When we become truth-tellers, we break down lines that divide us, release fears that consume us, and we discover that walking in integrity as a community, supporting each other and confessing to one another creates the kind of vulnerable honesty that lets us get out of our own way enough for God to work within us.
One of the most meaningful representations of God’s work in us is the Lord’s Supper, when we celebrate God’s grace and the way that God makes us whole, complete, and undiminished in the presence of Jesus Christ.
The sharing of the Lord’s table is our act of thanksgiving and reflection as a faith community.
Together, we share bread and juice, body and blood that represent deepest love flowing from a merciful God to a broken people.

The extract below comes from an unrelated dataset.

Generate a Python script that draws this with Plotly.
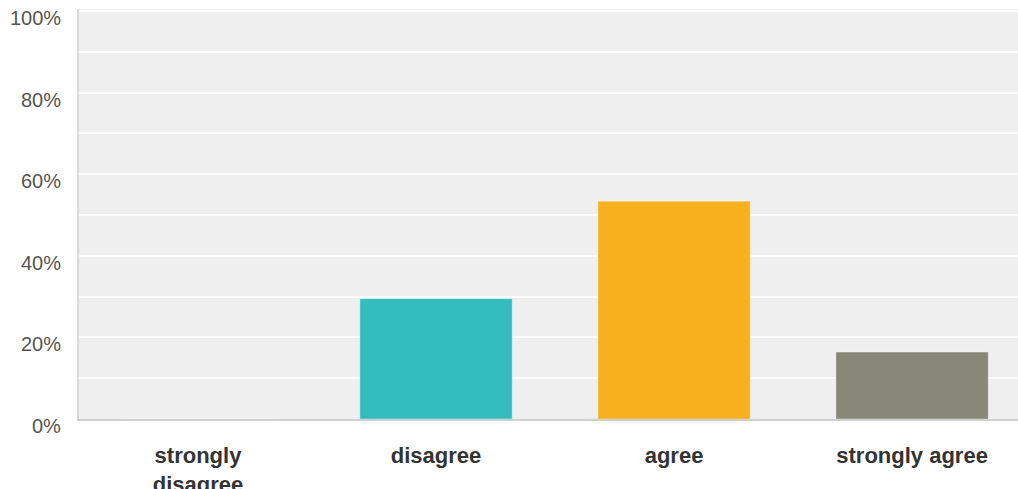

At the table of the Lord, we remember God’s epic love story, we remember our own individual stories, and in the act of sharing communion together, we write the church’s story every time we eat this bread; every time we drink this cup, proclaiming life from death, forgiveness from sin; proclaiming our integrity before God, because of Christ.
Our spirits soar with this good news and we join the writers of Psalms and Hebrews in their praise of God:
“We will proclaim the Lord’s name in the midst of the congregation; our feet stand on level ground, in the great congregation, we will bless the Lord.”
Today, we join with Christians all over the world: to bless the Lord, to remember God’s love for us, to respond to this love with obedient love to our Savior, our Lord.
Just as the writer of Psalm 26 invites God’s probing eye to examine the heart, we do the same as we prepare to share in this holy meal together.
With honesty, let’s lift our confessions to God in prayer, as we prepare our hearts to receive God’s completeness for us, as we commit our lives to walking in God’s redemption, with integrity.
We bless you today, as individuals, as a congregation, and as part of the larger body of believers; the symbolic body of Christ in the world.
We confess to you that at times, our integrity falters; our honesty wavers, our trust dwindles, cares of this life chip away at our wholeness and we become prone to despair and worry, looking to things outside of your love to fill us.
Forgive us, God, when we fail; have mercy on us when, in our humanity, we forget your grace as we become anxious with the cares of the world.
Forgive us of our sins, and open our hearts as we prepare to meet with you at the Lord’s table. Take our brokenness, and make us whole; make us living chapters of your story.
We give you deep thanks for this wondrous love, that Christ would lay aside his life for our souls. We come to your table, expectantly, longing to see your presence, to meet with your grace. We are confident that you make us upright and complete when we eat this bread, and when drink this cup.
Bless us, O God, as your beloved children throughout the world join in this communion.